Leave out the images and repeat the listing below without a single change.

-- begin Data block --

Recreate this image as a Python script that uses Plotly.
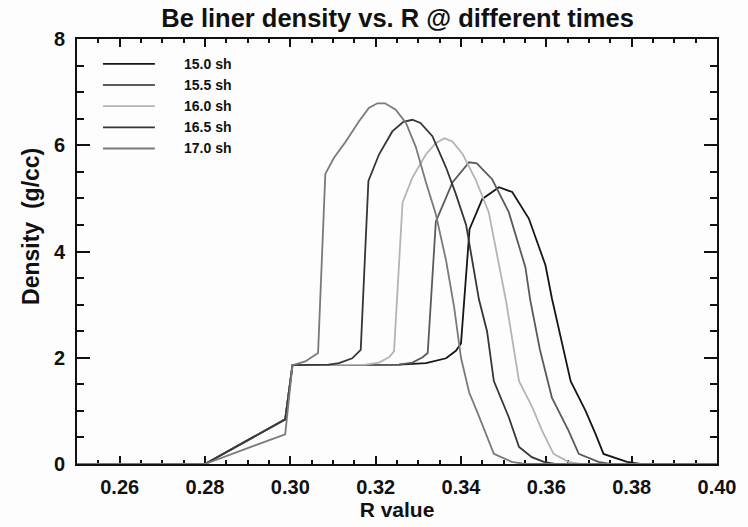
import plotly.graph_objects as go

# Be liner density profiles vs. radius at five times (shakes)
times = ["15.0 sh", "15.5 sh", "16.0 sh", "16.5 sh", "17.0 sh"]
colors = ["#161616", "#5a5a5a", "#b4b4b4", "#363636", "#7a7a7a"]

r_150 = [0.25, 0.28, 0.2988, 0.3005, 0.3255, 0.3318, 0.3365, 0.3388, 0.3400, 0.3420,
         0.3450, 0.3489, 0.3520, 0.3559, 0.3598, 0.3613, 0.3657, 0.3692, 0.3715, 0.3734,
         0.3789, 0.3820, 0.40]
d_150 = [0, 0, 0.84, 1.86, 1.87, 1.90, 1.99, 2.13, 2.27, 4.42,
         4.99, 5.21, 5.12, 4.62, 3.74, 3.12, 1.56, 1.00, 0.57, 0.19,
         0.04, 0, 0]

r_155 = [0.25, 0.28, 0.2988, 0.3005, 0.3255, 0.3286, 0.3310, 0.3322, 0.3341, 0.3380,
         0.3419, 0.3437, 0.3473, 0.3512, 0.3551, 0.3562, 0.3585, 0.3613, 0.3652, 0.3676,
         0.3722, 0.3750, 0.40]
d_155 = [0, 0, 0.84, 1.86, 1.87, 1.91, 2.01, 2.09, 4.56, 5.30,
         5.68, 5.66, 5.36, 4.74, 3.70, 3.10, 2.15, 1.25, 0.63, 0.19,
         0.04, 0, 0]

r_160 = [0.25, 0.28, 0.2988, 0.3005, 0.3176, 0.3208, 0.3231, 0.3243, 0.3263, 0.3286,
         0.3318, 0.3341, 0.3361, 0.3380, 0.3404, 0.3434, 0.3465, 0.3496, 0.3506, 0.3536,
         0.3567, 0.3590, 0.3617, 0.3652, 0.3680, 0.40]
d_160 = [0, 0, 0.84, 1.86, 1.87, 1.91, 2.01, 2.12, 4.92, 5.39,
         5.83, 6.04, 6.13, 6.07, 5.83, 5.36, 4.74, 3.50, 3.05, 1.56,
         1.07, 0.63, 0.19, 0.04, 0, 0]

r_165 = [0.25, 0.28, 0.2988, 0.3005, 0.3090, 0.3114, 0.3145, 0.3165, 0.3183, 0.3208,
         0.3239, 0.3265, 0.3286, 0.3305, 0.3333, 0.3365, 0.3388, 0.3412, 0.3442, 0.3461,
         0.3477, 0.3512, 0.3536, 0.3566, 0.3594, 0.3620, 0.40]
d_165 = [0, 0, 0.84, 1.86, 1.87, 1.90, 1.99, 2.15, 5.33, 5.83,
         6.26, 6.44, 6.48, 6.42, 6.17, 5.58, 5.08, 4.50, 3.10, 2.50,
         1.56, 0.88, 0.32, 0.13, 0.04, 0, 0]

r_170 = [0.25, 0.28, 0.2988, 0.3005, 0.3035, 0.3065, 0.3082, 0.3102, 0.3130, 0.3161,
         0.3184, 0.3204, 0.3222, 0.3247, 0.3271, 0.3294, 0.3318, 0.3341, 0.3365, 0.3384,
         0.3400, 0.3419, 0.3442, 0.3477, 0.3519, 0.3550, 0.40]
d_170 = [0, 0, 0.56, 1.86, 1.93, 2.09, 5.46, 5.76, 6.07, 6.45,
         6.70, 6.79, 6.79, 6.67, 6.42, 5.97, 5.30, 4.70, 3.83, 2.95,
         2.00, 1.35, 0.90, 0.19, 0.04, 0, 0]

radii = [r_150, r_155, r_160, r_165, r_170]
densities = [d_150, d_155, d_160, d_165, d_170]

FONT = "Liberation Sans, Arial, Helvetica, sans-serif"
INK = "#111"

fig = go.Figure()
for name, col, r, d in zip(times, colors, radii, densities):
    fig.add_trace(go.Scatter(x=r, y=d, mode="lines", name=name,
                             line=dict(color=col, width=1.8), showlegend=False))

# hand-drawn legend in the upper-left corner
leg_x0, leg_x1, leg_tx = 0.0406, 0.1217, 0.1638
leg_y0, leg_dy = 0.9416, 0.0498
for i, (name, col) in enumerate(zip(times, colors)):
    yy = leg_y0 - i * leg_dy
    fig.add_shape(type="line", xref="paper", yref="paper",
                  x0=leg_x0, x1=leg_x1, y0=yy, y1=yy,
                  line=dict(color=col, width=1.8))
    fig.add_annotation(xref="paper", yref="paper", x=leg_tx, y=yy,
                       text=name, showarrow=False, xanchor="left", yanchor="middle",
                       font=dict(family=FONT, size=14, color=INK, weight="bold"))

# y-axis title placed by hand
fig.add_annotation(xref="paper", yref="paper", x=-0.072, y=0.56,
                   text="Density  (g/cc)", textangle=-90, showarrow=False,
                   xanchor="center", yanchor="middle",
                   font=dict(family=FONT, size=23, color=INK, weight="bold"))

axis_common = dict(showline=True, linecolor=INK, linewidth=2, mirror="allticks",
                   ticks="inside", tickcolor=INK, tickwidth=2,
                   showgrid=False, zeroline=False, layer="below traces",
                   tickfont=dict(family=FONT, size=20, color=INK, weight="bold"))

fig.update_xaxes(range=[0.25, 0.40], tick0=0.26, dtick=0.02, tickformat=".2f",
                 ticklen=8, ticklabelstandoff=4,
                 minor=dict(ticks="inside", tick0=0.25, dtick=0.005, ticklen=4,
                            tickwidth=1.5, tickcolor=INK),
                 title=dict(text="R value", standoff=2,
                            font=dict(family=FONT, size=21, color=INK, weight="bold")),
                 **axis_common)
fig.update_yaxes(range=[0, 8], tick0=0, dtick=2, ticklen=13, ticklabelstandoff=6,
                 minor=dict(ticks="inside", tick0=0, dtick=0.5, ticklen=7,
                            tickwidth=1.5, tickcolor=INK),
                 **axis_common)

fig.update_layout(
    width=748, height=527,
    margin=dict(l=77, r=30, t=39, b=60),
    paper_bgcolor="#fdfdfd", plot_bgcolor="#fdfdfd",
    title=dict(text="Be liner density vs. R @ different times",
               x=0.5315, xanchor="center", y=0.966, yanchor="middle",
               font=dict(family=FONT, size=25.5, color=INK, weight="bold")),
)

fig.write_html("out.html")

-- end Data block --

* **Answer for the task**:
Recreate this image as a Python script that uses Plotly.
import plotly.graph_objects as go

# Be liner density profiles vs. radius at five times (shakes)
times = ["15.0 sh", "15.5 sh", "16.0 sh", "16.5 sh", "17.0 sh"]
colors = ["#161616", "#5a5a5a", "#b4b4b4", "#363636", "#7a7a7a"]

r_150 = [0.25, 0.28, 0.2988, 0.3005, 0.3255, 0.3318, 0.3365, 0.3388, 0.3400, 0.3420,
         0.3450, 0.3489, 0.3520, 0.3559, 0.3598, 0.3613, 0.3657, 0.3692, 0.3715, 0.3734,
         0.3789, 0.3820, 0.40]
d_150 = [0, 0, 0.84, 1.86, 1.87, 1.90, 1.99, 2.13, 2.27, 4.42,
         4.99, 5.21, 5.12, 4.62, 3.74, 3.12, 1.56, 1.00, 0.57, 0.19,
         0.04, 0, 0]

r_155 = [0.25, 0.28, 0.2988, 0.3005, 0.3255, 0.3286, 0.3310, 0.3322, 0.3341, 0.3380,
         0.3419, 0.3437, 0.3473, 0.3512, 0.3551, 0.3562, 0.3585, 0.3613, 0.3652, 0.3676,
         0.3722, 0.3750, 0.40]
d_155 = [0, 0, 0.84, 1.86, 1.87, 1.91, 2.01, 2.09, 4.56, 5.30,
         5.68, 5.66, 5.36, 4.74, 3.70, 3.10, 2.15, 1.25, 0.63, 0.19,
         0.04, 0, 0]

r_160 = [0.25, 0.28, 0.2988, 0.3005, 0.3176, 0.3208, 0.3231, 0.3243, 0.3263, 0.3286,
         0.3318, 0.3341, 0.3361, 0.3380, 0.3404, 0.3434, 0.3465, 0.3496, 0.3506, 0.3536,
         0.3567, 0.3590, 0.3617, 0.3652, 0.3680, 0.40]
d_160 = [0, 0, 0.84, 1.86, 1.87, 1.91, 2.01, 2.12, 4.92, 5.39,
         5.83, 6.04, 6.13, 6.07, 5.83, 5.36, 4.74, 3.50, 3.05, 1.56,
         1.07, 0.63, 0.19, 0.04, 0, 0]

r_165 = [0.25, 0.28, 0.2988, 0.3005, 0.3090, 0.3114, 0.3145, 0.3165, 0.3183, 0.3208,
         0.3239, 0.3265, 0.3286, 0.3305, 0.3333, 0.3365, 0.3388, 0.3412, 0.3442, 0.3461,
         0.3477, 0.3512, 0.3536, 0.3566, 0.3594, 0.3620, 0.40]
d_165 = [0, 0, 0.84, 1.86, 1.87, 1.90, 1.99, 2.15, 5.33, 5.83,
         6.26, 6.44, 6.48, 6.42, 6.17, 5.58, 5.08, 4.50, 3.10, 2.50,
         1.56, 0.88, 0.32, 0.13, 0.04, 0, 0]

r_170 = [0.25, 0.28, 0.2988, 0.3005, 0.3035, 0.3065, 0.3082, 0.3102, 0.3130, 0.3161,
         0.3184, 0.3204, 0.3222, 0.3247, 0.3271, 0.3294, 0.3318, 0.3341, 0.3365, 0.3384,
         0.3400, 0.3419, 0.3442, 0.3477, 0.3519, 0.3550, 0.40]
d_170 = [0, 0, 0.56, 1.86, 1.93, 2.09, 5.46, 5.76, 6.07, 6.45,
         6.70, 6.79, 6.79, 6.67, 6.42, 5.97, 5.30, 4.70, 3.83, 2.95,
         2.00, 1.35, 0.90, 0.19, 0.04, 0, 0]

radii = [r_150, r_155, r_160, r_165, r_170]
densities = [d_150, d_155, d_160, d_165, d_170]

FONT = "Liberation Sans, Arial, Helvetica, sans-serif"
INK = "#111"

fig = go.Figure()
for name, col, r, d in zip(times, colors, radii, densities):
    fig.add_trace(go.Scatter(x=r, y=d, mode="lines", name=name,
                             line=dict(color=col, width=1.8), showlegend=False))

# hand-drawn legend in the upper-left corner
leg_x0, leg_x1, leg_tx = 0.0406, 0.1217, 0.1638
leg_y0, leg_dy = 0.9416, 0.0498
for i, (name, col) in enumerate(zip(times, colors)):
    yy = leg_y0 - i * leg_dy
    fig.add_shape(type="line", xref="paper", yref="paper",
                  x0=leg_x0, x1=leg_x1, y0=yy, y1=yy,
                  line=dict(color=col, width=1.8))
    fig.add_annotation(xref="paper", yref="paper", x=leg_tx, y=yy,
                       text=name, showarrow=False, xanchor="left", yanchor="middle",
                       font=dict(family=FONT, size=14, color=INK, weight="bold"))

# y-axis title placed by hand
fig.add_annotation(xref="paper", yref="paper", x=-0.072, y=0.56,
                   text="Density  (g/cc)", textangle=-90, showarrow=False,
                   xanchor="center", yanchor="middle",
                   font=dict(family=FONT, size=23, color=INK, weight="bold"))

axis_common = dict(showline=True, linecolor=INK, linewidth=2, mirror="allticks",
                   ticks="inside", tickcolor=INK, tickwidth=2,
                   showgrid=False, zeroline=False, layer="below traces",
                   tickfont=dict(family=FONT, size=20, color=INK, weight="bold"))

fig.update_xaxes(range=[0.25, 0.40], tick0=0.26, dtick=0.02, tickformat=".2f",
                 ticklen=8, ticklabelstandoff=4,
                 minor=dict(ticks="inside", tick0=0.25, dtick=0.005, ticklen=4,
                            tickwidth=1.5, tickcolor=INK),
                 title=dict(text="R value", standoff=2,
                            font=dict(family=FONT, size=21, color=INK, weight="bold")),
                 **axis_common)
fig.update_yaxes(range=[0, 8], tick0=0, dtick=2, ticklen=13, ticklabelstandoff=6,
                 minor=dict(ticks="inside", tick0=0, dtick=0.5, ticklen=7,
                            tickwidth=1.5, tickcolor=INK),
                 **axis_common)

fig.update_layout(
    width=748, height=527,
    margin=dict(l=77, r=30, t=39, b=60),
    paper_bgcolor="#fdfdfd", plot_bgcolor="#fdfdfd",
    title=dict(text="Be liner density vs. R @ different times",
               x=0.5315, xanchor="center", y=0.966, yanchor="middle",
               font=dict(family=FONT, size=25.5, color=INK, weight="bold")),
)

fig.write_html("out.html")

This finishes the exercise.